Position statement on sewage discharges in the Chilterns National Landscape
The Chilterns National Landscape is dismayed that, for the last few weeks, local communities, including Chalfont St Giles and Chalfont St Peter, are yet again suffering from raw sewage discharges flowing from overloaded sewage pipes owned and managed by Thames Water.
While water companies may point to the exceptionally wet weather overwhelming their sewage treatment facilities, the Chilterns National Landscape team has repeatedly argued that sewage discharges into our communities and our internationally rare chalk streams are unacceptable in the 21st century.

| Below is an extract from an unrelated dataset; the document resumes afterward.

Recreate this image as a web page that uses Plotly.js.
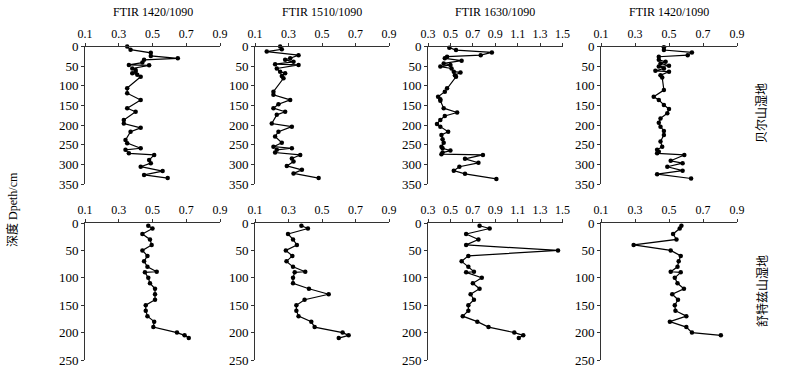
<!DOCTYPE html>
<html>
<head>
<meta charset="utf-8">
<script src="https://cdn.plot.ly/plotly-3.0.1.min.js"></script>
<style>html,body{margin:0;padding:0;background:#fff;}#chart{width:800px;height:371px;}</style>
</head>
<body>
<div id="chart"></div>
<script>
// ---- Data ----
// Top row: 贝尔山湿地
var titles = ["FTIR 1420/1090", "FTIR 1510/1090", "FTIR 1630/1090", "FTIR 1420/1090"];
var siteLabels = ["贝尔山湿地", "舒特兹山湿地"];
var yTitle = "深度 Dpeth/cm";

var depthTop1 = [0, 8, 16, 24, 30, 34, 41, 47, 48, 56, 60, 64, 68, 72, 77, 106, 119, 136, 157, 166, 187, 196, 207, 217, 238, 246, 259, 263, 272, 276, 289, 297, 306, 317, 327, 335];
var valTop1   = [0.35, 0.37, 0.49, 0.49, 0.65, 0.45, 0.44, 0.36, 0.48, 0.38, 0.40, 0.40, 0.38, 0.41, 0.43, 0.35, 0.35, 0.43, 0.35, 0.40, 0.33, 0.33, 0.43, 0.37, 0.34, 0.35, 0.43, 0.34, 0.36, 0.51, 0.48, 0.49, 0.43, 0.56, 0.45, 0.59];

var depthTop2 = [0, 7, 13, 22, 30, 34, 39, 45, 47, 56, 64, 68, 75, 81, 115, 123, 136, 147, 157, 166, 174, 196, 204, 217, 229, 245, 255, 259, 263, 270, 276, 285, 293, 304, 314, 323, 335];
var valTop2   = [0.25, 0.26, 0.17, 0.36, 0.31, 0.28, 0.33, 0.22, 0.36, 0.23, 0.25, 0.28, 0.26, 0.27, 0.21, 0.21, 0.31, 0.24, 0.21, 0.28, 0.23, 0.20, 0.32, 0.24, 0.22, 0.26, 0.21, 0.32, 0.23, 0.22, 0.37, 0.32, 0.33, 0.29, 0.38, 0.33, 0.48];

var depthTop3 = [3, 9, 15, 22, 26, 30, 36, 43, 47, 51, 56, 64, 66, 73, 77, 106, 115, 128, 134, 138, 157, 168, 177, 187, 197, 204, 217, 225, 236, 245, 255, 259, 265, 270, 274, 276, 286, 296, 306, 316, 324, 337];
var valTop3   = [0.49, 0.55, 0.87, 0.77, 0.47, 0.45, 0.60, 0.44, 0.50, 0.41, 0.51, 0.53, 0.59, 0.54, 0.55, 0.47, 0.45, 0.39, 0.41, 0.41, 0.44, 0.56, 0.45, 0.41, 0.38, 0.41, 0.48, 0.42, 0.43, 0.44, 0.42, 0.43, 0.50, 0.43, 0.42, 0.79, 0.63, 0.75, 0.58, 0.53, 0.63, 0.91];

var depthTop4 = [2, 9, 15, 22, 26, 34, 39, 43, 49, 51, 56, 62, 64, 73, 79, 111, 128, 136, 149, 159, 170, 183, 194, 204, 215, 225, 242, 255, 263, 268, 272, 276, 291, 297, 306, 316, 325, 336];
var valTop4   = [0.47, 0.47, 0.635, 0.61, 0.44, 0.44, 0.48, 0.45, 0.50, 0.44, 0.47, 0.42, 0.50, 0.45, 0.46, 0.47, 0.41, 0.44, 0.47, 0.50, 0.49, 0.45, 0.44, 0.45, 0.47, 0.47, 0.45, 0.46, 0.43, 0.44, 0.43, 0.59, 0.51, 0.58, 0.49, 0.58, 0.43, 0.63];

// Bottom row: 舒特兹山湿地
var depthBot = [5, 10, 20, 30, 40, 50, 60, 70, 80, 89, 90, 100, 110, 120, 130, 140, 150, 160, 170, 180, 190, 200, 205, 210];
var valBot1 = [0.475, 0.50, 0.44, 0.485, 0.495, 0.44, 0.47, 0.45, 0.47, 0.525, 0.455, 0.475, 0.485, 0.515, 0.515, 0.515, 0.46, 0.46, 0.47, 0.51, 0.505, 0.645, 0.69, 0.715];
var valBot2 = [0.377, 0.416, 0.297, 0.327, 0.35, 0.284, 0.323, 0.288, 0.327, 0.40, 0.337, 0.327, 0.327, 0.422, 0.54, 0.396, 0.347, 0.347, 0.36, 0.436, 0.456, 0.623, 0.659, 0.60];
var valBot3 = [0.76, 0.85, 0.64, 0.75, 0.64, 1.46, 0.66, 0.60, 0.66, 0.71, 0.64, 0.78, 0.70, 0.76, 0.68, 0.71, 0.66, 0.66, 0.61, 0.74, 0.84, 1.07, 1.15, 1.11];
var depthBot4 = [5, 10, 20, 30, 40, 50, 60, 70, 80, 89, 90, 100, 110, 120, 130, 140, 150, 160, 170, 180, 190, 200, 205];
var valBot4 = [0.573, 0.563, 0.524, 0.544, 0.292, 0.51, 0.569, 0.557, 0.55, 0.51, 0.569, 0.534, 0.55, 0.588, 0.519, 0.553, 0.534, 0.538, 0.602, 0.505, 0.602, 0.635, 0.805];

var xRanges = [[0.1, 0.9], [0.1, 0.9], [0.3, 1.5], [0.1, 0.9]];
var xTicks = [[0.1, 0.3, 0.5, 0.7, 0.9], [0.1, 0.3, 0.5, 0.7, 0.9], [0.3, 0.5, 0.7, 0.9, 1.1, 1.3, 1.5], [0.1, 0.3, 0.5, 0.7, 0.9]];
var yTopTicks = [0, 50, 100, 150, 200, 250, 300, 350];
var yBotTicks = [0, 50, 100, 150, 200, 250];

// ---- Layout geometry (pixels) ----
var W = 800, H = 371;
var colPx = [[85, 220], [255, 389], [428, 562.5], [601, 737]];
var rowPx = [[46.5, 184], [223, 360]];

var series = [
  [depthTop1, valTop1], [depthTop2, valTop2], [depthTop3, valTop3], [depthTop4, valTop4],
  [depthBot, valBot1], [depthBot, valBot2], [depthBot, valBot3], [depthBot4, valBot4]
];

var serif = "Liberation Serif, Times New Roman, serif";
var axColor = "#333";
var traces = [];
var layout = {
  width: W, height: H,
  margin: {l: 0, r: 0, t: 0, b: 0},
  paper_bgcolor: "#fff", plot_bgcolor: "#fff",
  showlegend: false,
  font: {family: serif, color: "#000", size: 12},
  annotations: []
};

for (var i = 0; i < 8; i++) {
  var row = i < 4 ? 0 : 1;
  var col = i % 4;
  var n = i + 1;
  var xa = "x" + (n === 1 ? "" : n), ya = "y" + (n === 1 ? "" : n);
  traces.push({
    x: series[i][1], y: series[i][0],
    xaxis: xa, yaxis: ya,
    type: "scatter", mode: "lines+markers",
    line: {color: "#000", width: 1.2},
    marker: {color: "#000", size: 4.5},
    cliponaxis: false,
    hoverinfo: "skip"
  });
  var xd = [colPx[col][0] / W, colPx[col][1] / W];
  var yd = [1 - rowPx[row][1] / H, 1 - rowPx[row][0] / H];
  layout["xaxis" + (n === 1 ? "" : n)] = {
    domain: xd, anchor: ya, side: "top",
    range: xRanges[col], tickvals: xTicks[col],
    ticktext: xTicks[col].map(function (v) { return v.toFixed(1); }),
    showgrid: false, zeroline: false,
    showline: true, linecolor: axColor, linewidth: 1,
    ticks: "outside", ticklen: 3, tickcolor: axColor,
    tickfont: {family: serif, size: 12, color: "#000"}
  };
  var yt = row === 0 ? yTopTicks : yBotTicks;
  layout["yaxis" + (n === 1 ? "" : n)] = {
    domain: yd, anchor: xa,
    range: row === 0 ? [350, 0] : [250, 0],
    tickvals: yt,
    showgrid: false, zeroline: false,
    showline: true, linecolor: axColor, linewidth: 1,
    ticks: "outside", ticklen: 3, tickcolor: axColor,
    tickfont: {family: serif, size: 13, color: "#000"}
  };
}

// column titles
for (var c = 0; c < 4; c++) {
  layout.annotations.push({
    text: titles[c], xref: "paper", yref: "paper",
    x: (colPx[c][0] + colPx[c][1]) / 2 / W, y: 1 - 12 / H,
    xanchor: "center", yanchor: "middle", showarrow: false,
    font: {family: serif, size: 12, color: "#000"}
  });
}
// site labels
var siteY = [113, 291];
for (var s = 0; s < 2; s++) {
  layout.annotations.push({
    text: siteLabels[s], xref: "paper", yref: "paper",
    x: 761 / W, y: 1 - siteY[s] / H, textangle: -90,
    xanchor: "center", yanchor: "middle", showarrow: false,
    font: {family: "Noto Sans CJK SC, sans-serif", size: 12, color: "#000"}
  });
}
// y-axis title
layout.annotations.push({
  text: yTitle, xref: "paper", yref: "paper",
  x: 12 / W, y: 1 - 210 / H, textangle: -90,
  xanchor: "center", yanchor: "middle", showarrow: false,
  font: {family: "Liberation Serif, Noto Sans CJK SC, serif", size: 12, color: "#000"}
});

Plotly.newPlot("chart", traces, layout, {displayModeBar: false, staticPlot: true});
</script>
</body>
</html>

Climate change is leading to increasingly frequent extreme weather events, with February being the wettest ever recorded, so without improved levels of investment to make our sewage system sufficiently robust, the repeated damage to businesses, homes, and the environment will inevitably get worse.
Neil Jackson, conservation and landscape officer at the Chilterns National Landscape, said, “Colleagues from our Chilterns Chalk Streams Project have, for years, repeatedly highlighted the failings of the existing sewage treatment systems within the Chilterns National Landscape which have led to frequent discharges into our precious chalk streams. Over recent weeks, local communities have also suffered directly as sewers have been overwhelmed by heavy rainfall.
The Chilterns National Landscape supports calls both for better regulation over discharges into the rivers system but also for improved investment to ensure our sewage system is able to cope with increasing numbers of extreme weather events. Discharges of raw sewage into our communities, and our streams, must stop.”